[EXERCISE DETAILS]: Skip the pictures. Reproduce all other material exactly.
╭─ RECORDED INFORMATION
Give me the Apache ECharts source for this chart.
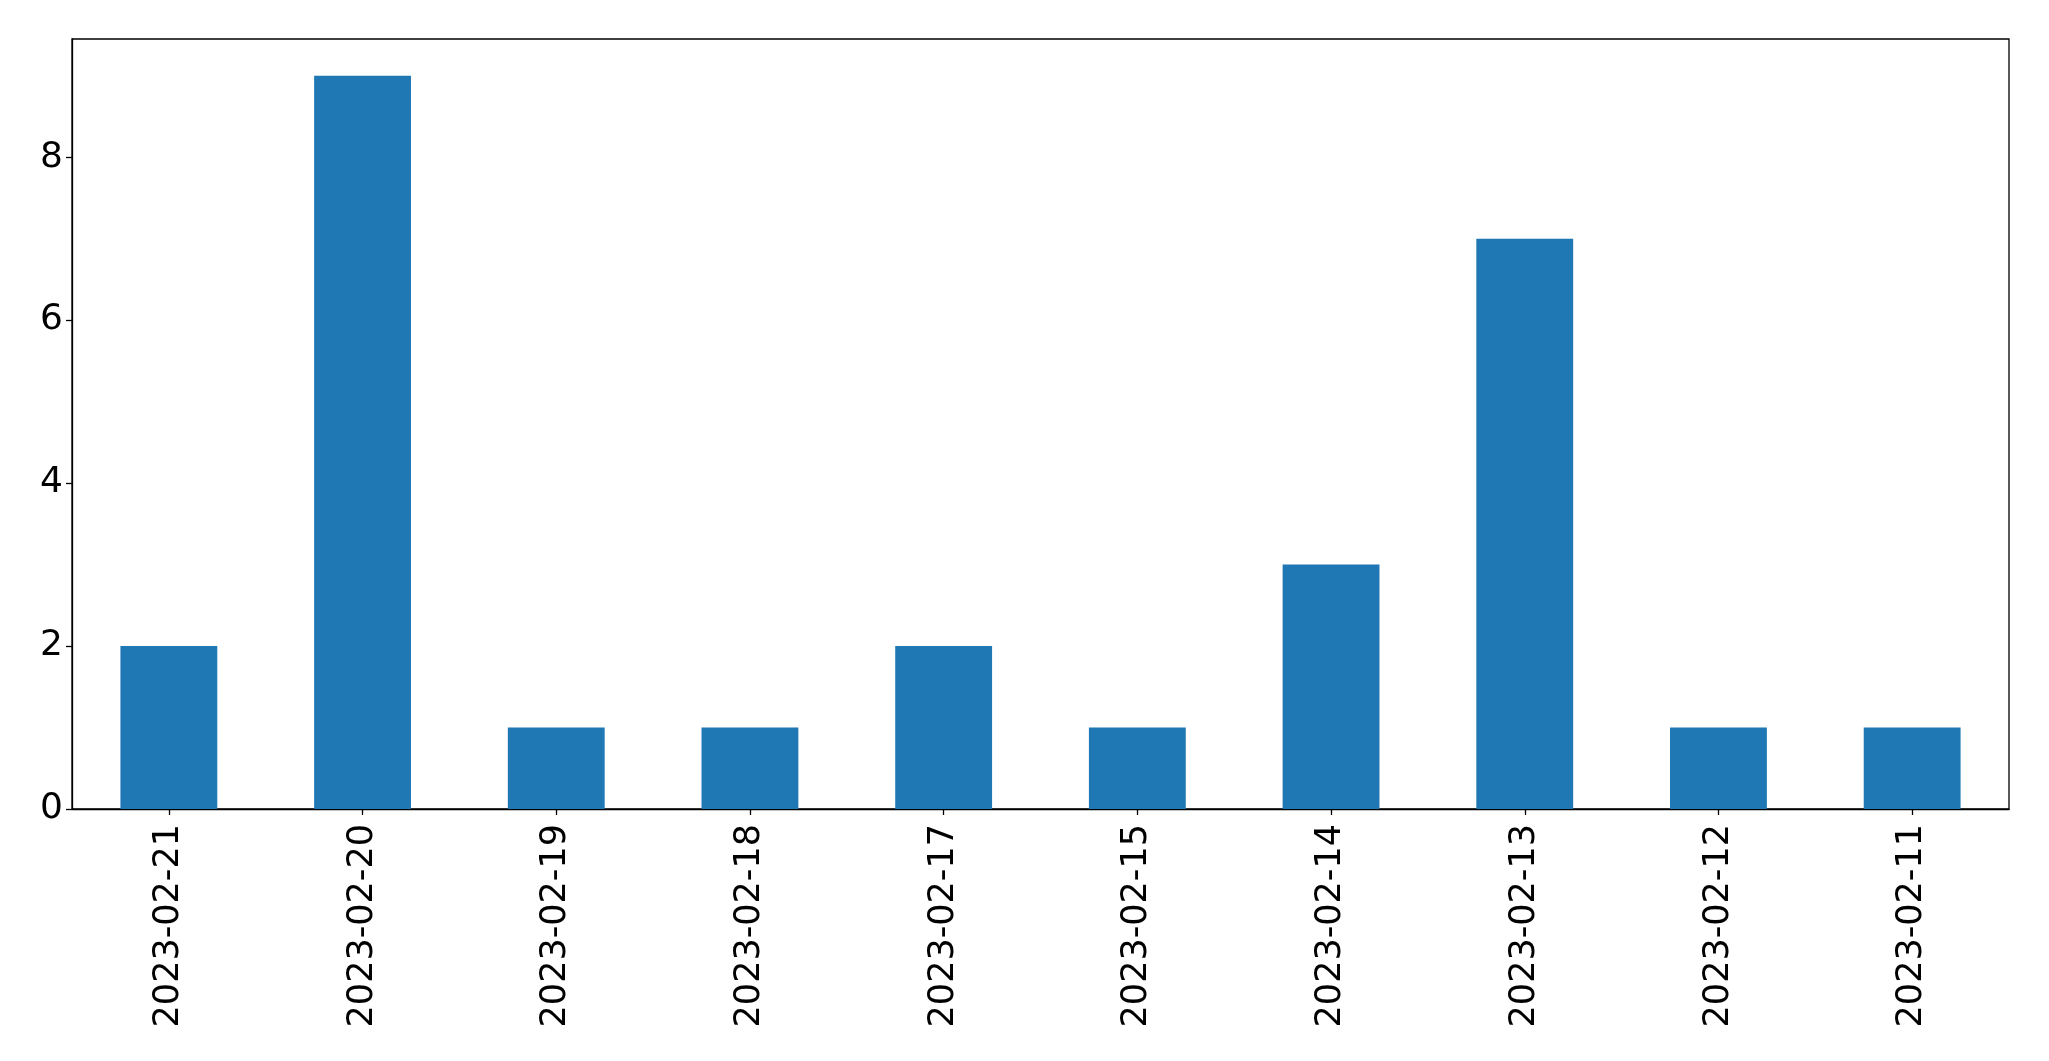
<!DOCTYPE html>
<html>
<head>
<meta charset="utf-8">
<script src="https://cdn.jsdelivr.net/npm/echarts@6/dist/echarts.min.js"></script>
<style>
html,body{margin:0;padding:0;background:#fff;}
#chart{width:2049px;height:1061px;}
</style>
</head>
<body>
<div id="chart"></div>
<script>
const categories = ['2023-02-21','2023-02-20','2023-02-19','2023-02-18','2023-02-17','2023-02-15','2023-02-14','2023-02-13','2023-02-12','2023-02-11'];
const values = [2, 9, 1, 1, 2, 1, 3, 7, 1, 1];
const yTicks = [0, 2, 4, 6, 8];

const chart = echarts.init(document.getElementById('chart'), null, {renderer: 'canvas'});
const font = 'DejaVu Sans';
chart.setOption({
  animation: false,
  backgroundColor: '#ffffff',
  grid: {
    left: 72, top: 39, right: 40, bottom: 252,
    show: true, borderColor: '#000', borderWidth: 1.3, backgroundColor: 'transparent'
  },
  xAxis: {
    type: 'category',
    data: categories,
    boundaryGap: true,
    axisLine: {show: true, lineStyle: {color: '#000', width: 1.3}},
    axisTick: {show: true, alignWithLabel: true, length: 6, lineStyle: {color: '#000', width: 1.3}},
    axisLabel: {rotate: 90, margin: 15, color: '#000', fontFamily: font, fontSize: 35, interval: 0},
    splitLine: {show: false}
  },
  yAxis: {
    type: 'value',
    min: 0,
    max: 9.45,
    interval: 2,
    axisLine: {show: true, lineStyle: {color: '#000', width: 1.3}},
    axisTick: {show: true, length: 6, lineStyle: {color: '#000', width: 1.3}, customValues: yTicks},
    axisLabel: {margin: 9, color: '#000', fontFamily: font, fontSize: 36, customValues: yTicks},
    splitLine: {show: false}
  },
  series: [{
    type: 'bar',
    data: values,
    barWidth: '50%',
    itemStyle: {color: '#1f77b4'}
  }]
});
</script>
</body>
</html>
╰─
[EXERCISE OUTPUT]:
Give me the Apache ECharts source for this chart.
<!DOCTYPE html>
<html>
<head>
<meta charset="utf-8">
<script src="https://cdn.jsdelivr.net/npm/echarts@6/dist/echarts.min.js"></script>
<style>
html,body{margin:0;padding:0;background:#fff;}
#chart{width:2049px;height:1061px;}
</style>
</head>
<body>
<div id="chart"></div>
<script>
const categories = ['2023-02-21','2023-02-20','2023-02-19','2023-02-18','2023-02-17','2023-02-15','2023-02-14','2023-02-13','2023-02-12','2023-02-11'];
const values = [2, 9, 1, 1, 2, 1, 3, 7, 1, 1];
const yTicks = [0, 2, 4, 6, 8];

const chart = echarts.init(document.getElementById('chart'), null, {renderer: 'canvas'});
const font = 'DejaVu Sans';
chart.setOption({
  animation: false,
  backgroundColor: '#ffffff',
  grid: {
    left: 72, top: 39, right: 40, bottom: 252,
    show: true, borderColor: '#000', borderWidth: 1.3, backgroundColor: 'transparent'
  },
  xAxis: {
    type: 'category',
    data: categories,
    boundaryGap: true,
    axisLine: {show: true, lineStyle: {color: '#000', width: 1.3}},
    axisTick: {show: true, alignWithLabel: true, length: 6, lineStyle: {color: '#000', width: 1.3}},
    axisLabel: {rotate: 90, margin: 15, color: '#000', fontFamily: font, fontSize: 35, interval: 0},
    splitLine: {show: false}
  },
  yAxis: {
    type: 'value',
    min: 0,
    max: 9.45,
    interval: 2,
    axisLine: {show: true, lineStyle: {color: '#000', width: 1.3}},
    axisTick: {show: true, length: 6, lineStyle: {color: '#000', width: 1.3}, customValues: yTicks},
    axisLabel: {margin: 9, color: '#000', fontFamily: font, fontSize: 36, customValues: yTicks},
    splitLine: {show: false}
  },
  series: [{
    type: 'bar',
    data: values,
    barWidth: '50%',
    itemStyle: {color: '#1f77b4'}
  }]
});
</script>
</body>
</html>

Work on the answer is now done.